Leave out the pictures and set down exactly the lines from the start of the listing through the one with "0.28, 0.20, 0.115];", both included.
▼▼▼
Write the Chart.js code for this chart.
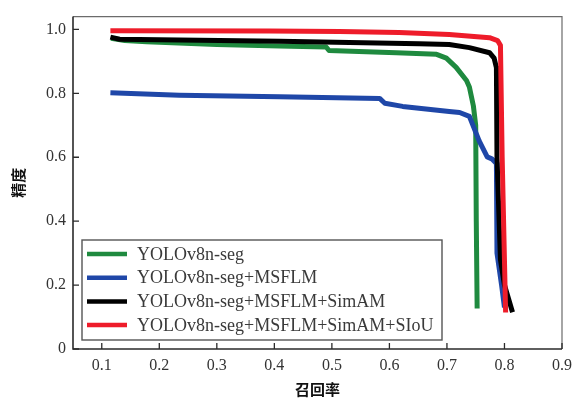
<!DOCTYPE html>
<html>
<head>
<meta charset="utf-8">
<script src="https://cdn.jsdelivr.net/npm/chart.js@4.4.0/dist/chart.umd.min.js"></script>
<style>
  html, body { margin: 0; padding: 0; background: #fff; }
</style>
</head>
<body>
<canvas id="chart" width="579" height="398"></canvas>
<script>
// series labels, in legend order
const seriesNames = [
  "YOLOv8n-seg",
  "YOLOv8n-seg+MSFLM",
  "YOLOv8n-seg+MSFLM+SimAM",
  "YOLOv8n-seg+MSFLM+SimAM+SIoU",
];
const seriesColors = ["#1f8a3f", "#1f47a8", "#000000", "#ee1c2a"];

// recall (x) / precision (y)
const greenRecall = [0.116, 0.14, 0.178, 0.3, 0.409, 0.49, 0.495, 0.612, 0.682, 0.699, 0.716, 0.734, 0.739, 0.746, 0.75, 0.751, 0.7525];
const greenPrecision = [0.972, 0.965, 0.961, 0.953, 0.948, 0.945, 0.934, 0.927, 0.922, 0.91, 0.881, 0.84, 0.82, 0.76, 0.70, 0.40, 0.127];

const blueRecall = [0.115, 0.235, 0.409, 0.583, 0.592, 0.623, 0.704, 0.722, 0.739, 0.756, 0.77, 0.778, 0.786, 0.787, 0.787, 0.795, 0.80];
const bluePrecision = [0.802, 0.794, 0.789, 0.784, 0.769, 0.759, 0.743, 0.74, 0.728, 0.651, 0.601, 0.595, 0.58, 0.45, 0.30, 0.20, 0.13];

const blackRecall = [0.115, 0.131, 0.409, 0.652, 0.704, 0.739, 0.774, 0.782, 0.786, 0.787, 0.793, 0.80, 0.814];
const blackPrecision = [0.976, 0.969, 0.963, 0.955, 0.953, 0.943, 0.927, 0.91, 0.88, 0.60, 0.28, 0.20, 0.115];

const redRecall = [0.115, 0.391, 0.513, 0.617, 0.704, 0.774, 0.788, 0.793, 0.796, 0.802];
const redPrecision = [0.996, 0.995, 0.993, 0.99, 0.984, 0.974, 0.965, 0.95, 0.60, 0.114];

const xTicks = [0.1, 0.2, 0.3, 0.4, 0.5, 0.6, 0.7, 0.8, 0.9];
const yTicks = [0, 0.2, 0.4, 0.6, 0.8, 1.0];

const allRecall = [greenRecall, blueRecall, blackRecall, redRecall];
const allPrecision = [greenPrecision, bluePrecision, blackPrecision, redPrecision];

function zip(xs, ys) {
  return xs.map((x, i) => ({ x: x, y: ys[i] }));
}

const datasets = seriesNames.map((name, i) => ({
  label: name,
  data: zip(allRecall[i], allPrecision[i]),
  borderColor: seriesColors[i],
  backgroundColor: seriesColors[i],
  borderWidth: 5,
  pointRadius: 0,
  tension: 0,
  fill: false,
  borderJoinStyle: "round",
  order: seriesNames.length - 1 - i, // red on top
}));

const serif = "'Liberation Serif', 'DejaVu Serif', serif";
const cjk = "'Noto Sans CJK SC', sans-serif";

// frame, inward ticks and the boxed legend
const decorations = {
  id: "decorations",
  afterDraw(chart) {
    const ctx = chart.ctx;
    const a = chart.chartArea;
    const xs = chart.scales.x;
    const ys = chart.scales.y;
    ctx.save();

    // top / right border
    ctx.strokeStyle = "#6b6b6b";
    ctx.lineWidth = 1.2;
    ctx.beginPath();
    ctx.moveTo(a.left, a.top);
    ctx.lineTo(a.right, a.top);
    ctx.lineTo(a.right, a.bottom);
    ctx.stroke();

    // left / bottom axis
    ctx.strokeStyle = "#2b2b2b";
    ctx.lineWidth = 1.6;
    ctx.beginPath();
    ctx.moveTo(a.left, a.top);
    ctx.lineTo(a.left, a.bottom);
    ctx.lineTo(a.right, a.bottom);
    ctx.stroke();

    // inward tick marks
    ctx.lineWidth = 1.3;
    ctx.beginPath();
    xTicks.forEach((v) => {
      const px = xs.getPixelForValue(v);
      ctx.moveTo(px, a.bottom);
      ctx.lineTo(px, a.bottom - 6);
    });
    yTicks.forEach((v) => {
      const py = ys.getPixelForValue(v);
      ctx.moveTo(a.left, py);
      ctx.lineTo(a.left + 6, py);
    });
    ctx.stroke();

    // legend box
    const bx = a.left + 9, by = a.bottom - 109, bw = 360, bh = 100;
    ctx.fillStyle = "#fff";
    ctx.fillRect(bx, by, bw, bh);
    ctx.strokeStyle = "#555";
    ctx.lineWidth = 1.4;
    ctx.strokeRect(bx, by, bw, bh);

    ctx.font = "18px " + serif;
    ctx.textBaseline = "middle";
    seriesNames.forEach((name, i) => {
      const ry = by + 14 + i * 23.7;
      ctx.strokeStyle = seriesColors[i];
      ctx.lineWidth = 4.5;
      ctx.beginPath();
      ctx.moveTo(bx + 5, ry);
      ctx.lineTo(bx + 45, ry);
      ctx.stroke();
      ctx.fillStyle = "#3a3a3a";
      ctx.fillText(name, bx + 55, ry + 1);
    });
    ctx.restore();
  },
};

new Chart(document.getElementById("chart"), {
  type: "line",
  data: { datasets },
  plugins: [decorations],
  options: {
    responsive: false,
    animation: false,
    layout: { padding: { top: 10, right: 16, left: 0, bottom: 0 } },
    plugins: { legend: { display: false }, tooltip: { enabled: false } },
    scales: {
      x: {
        type: "linear",
        min: 0.05,
        max: 0.9,
        afterBuildTicks: (s) => { s.ticks = xTicks.map((v) => ({ value: v })); },
        afterFit: (s) => { s.height = 49; },
        grid: { display: false, drawTicks: false },
        border: { display: false },
        ticks: {
          padding: 7,
          color: "#333",
          font: { family: serif, size: 16 },
          maxRotation: 0,
          callback: (v) => v.toFixed(1),
        },
        title: {
          display: true,
          text: "召回率",
          color: "#111",
          font: { family: cjk, size: 15, weight: "bold" },
          padding: { top: 5, bottom: 0 },
        },
      },
      y: {
        type: "linear",
        min: 0,
        max: 1.04,
        afterBuildTicks: (s) => { s.ticks = yTicks.map((v) => ({ value: v })); },
        afterFit: (s) => { s.width = 73; },
        grid: { display: false, drawTicks: false },
        border: { display: false },
        ticks: {
          padding: 7,
          color: "#333",
          font: { family: serif, size: 16 },
          callback: (v) => (v === 0 ? "0" : v.toFixed(1)),
        },
        title: {
          display: true,
          text: "精度",
          color: "#111",
          font: { family: cjk, size: 15, weight: "bold" },
          padding: { top: 9, bottom: 0 },
        },
      },
    },
  },
});
</script>
</body>
</html>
▲▲▲
§ Response to this task
Write the Chart.js code for this chart.
<!DOCTYPE html>
<html>
<head>
<meta charset="utf-8">
<script src="https://cdn.jsdelivr.net/npm/chart.js@4.4.0/dist/chart.umd.min.js"></script>
<style>
  html, body { margin: 0; padding: 0; background: #fff; }
</style>
</head>
<body>
<canvas id="chart" width="579" height="398"></canvas>
<script>
// series labels, in legend order
const seriesNames = [
  "YOLOv8n-seg",
  "YOLOv8n-seg+MSFLM",
  "YOLOv8n-seg+MSFLM+SimAM",
  "YOLOv8n-seg+MSFLM+SimAM+SIoU",
];
const seriesColors = ["#1f8a3f", "#1f47a8", "#000000", "#ee1c2a"];

// recall (x) / precision (y)
const greenRecall = [0.116, 0.14, 0.178, 0.3, 0.409, 0.49, 0.495, 0.612, 0.682, 0.699, 0.716, 0.734, 0.739, 0.746, 0.75, 0.751, 0.7525];
const greenPrecision = [0.972, 0.965, 0.961, 0.953, 0.948, 0.945, 0.934, 0.927, 0.922, 0.91, 0.881, 0.84, 0.82, 0.76, 0.70, 0.40, 0.127];

const blueRecall = [0.115, 0.235, 0.409, 0.583, 0.592, 0.623, 0.704, 0.722, 0.739, 0.756, 0.77, 0.778, 0.786, 0.787, 0.787, 0.795, 0.80];
const bluePrecision = [0.802, 0.794, 0.789, 0.784, 0.769, 0.759, 0.743, 0.74, 0.728, 0.651, 0.601, 0.595, 0.58, 0.45, 0.30, 0.20, 0.13];

const blackRecall = [0.115, 0.131, 0.409, 0.652, 0.704, 0.739, 0.774, 0.782, 0.786, 0.787, 0.793, 0.80, 0.814];
const blackPrecision = [0.976, 0.969, 0.963, 0.955, 0.953, 0.943, 0.927, 0.91, 0.88, 0.60, 0.28, 0.20, 0.115];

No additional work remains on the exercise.